Cette obsession de l’Histoire a placé sur cette campagne électorale une atmosphère délétère. Elle s’appuie sur une méconnaissance de la réalité historique et une incompréhension des circonstances présentes. Si François Hollande n’a pas de couteaux entre les dents, s’il n’est ni Lénine, ni Staline, Nicolas Sarkozy n’est pas davantage Laval, Franco ou Mussolini. Incroyable, intolérable, la façon dont ont été galvaudées ces comparaisons historiques. Où est le respect pour tous ceux qui ont vécu et souffert sous le joug des uns comme des autres ? Dans notre époque du « toujours plus », de la « mise en scène permanente », il faudrait en plus s’imaginer revivre les luttes d’antan pour mettre un peu de piquant dans de tristes – et mécaniques – existences…

L’heure du « vrai-faux » choix

Depuis 8 heures ce matin et hier déjà dans les DOM-TOM et à l’étranger, les Français font leur choix. Il y a, à n’en pas douter, un choix à faire, entre des programmes, entre des méthodes, entre des équipes et deux personnalités. Ce choix, dans un sens comme dans l’autre, est respectable. Mais, avant de sur-jouer la scène de la guerre civile, celle d’une France coupée en deux, peut-être serait-il opportun de se souvenir que ce choix est un « vrai-faux » choix pour deux raisons au moins…

Tout d’abord, les deux finalistes de cette présidentielle, héritiers et représentants des deux seules familles politiques s’étant succédées à la tête du pays, sont sans doute d’accord sur l’essentiel. Ni l’un, ni l’autre ne prétend rompre avec les fondamentaux de la politique française, l’appartenance à la zone euro et à l’Union européenne, l’intégration à l’économie mondiale, l’influence sur la scène diplomatique. Parmi leurs adversaires du premier tour, plusieurs appelaient à la « rupture », à la révolution nationale, citoyenne ou prolétarienne. Marine Le Pen mais aussi Jean-Luc Mélenchon ont réalisé des scores considérables – et l’addition, politiquement incorrecte de leurs voix à celles d’autres « petits candidats » trotskystes ou souverainistes, ferait presque une « demi-France ». Mais, cette fois-ci encore, ceux-ci ont été battus et leurs révolutions attendront.

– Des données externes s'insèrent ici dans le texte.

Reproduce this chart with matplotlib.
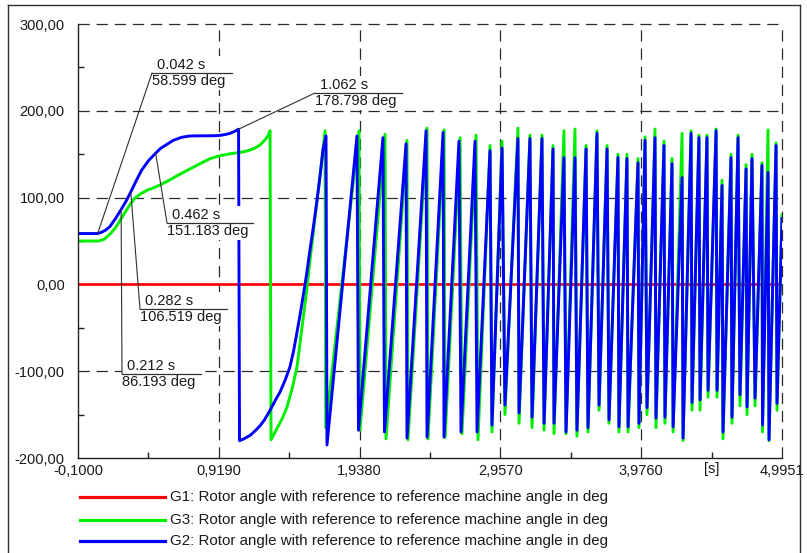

Ensuite, il est dommage qu’aucun candidat sérieux n’ait su, ou pu, franchement – et sans chercher nécessairement à en tirer un profit électoraliste immédiat – dire la réalité aux Français. La réalité – sans entrer dans le détail ici – est que la situation est grave, que la responsabilité est collective et que, surtout, les marges de manœuvre sont infimes et dépendent de nombreux facteurs qui dépassent largement le seul cadre national : la capacité de l’Europe à retrouver le chemin de la croissance, la bienveillance relative, ou la maitrise des marchés financiers, en priorité…

Un « village gaulois » dans le « village global »

A la lecture de la presse internationale au cours de ces derniers mois, on a trouvé souvent l’évocation des racines gauloises de la France, si ce n’est des Français. Oui, chez nos ancêtres les Gaulois, si l’on en croit, en tout cas, la bande-dessinée… on aimait la bagarre, indispensable préalable au banquet final. A l’occasion de cette campagne présidentielle de 2012, les Français ont tenu à s’offrir une belle bagarre. C’est gratuit. Mais, très vite, dès le lundi 7 mai lorsque, notamment, l’Agence France-Trésor ira emprunter 7 milliards d’euros sur les marchés obligataires, c’est la réalité qui viendra s’inviter au banquet final. A la mélodie surannée du « village gaulois » viendra se substituer celle moins douce du « village global ».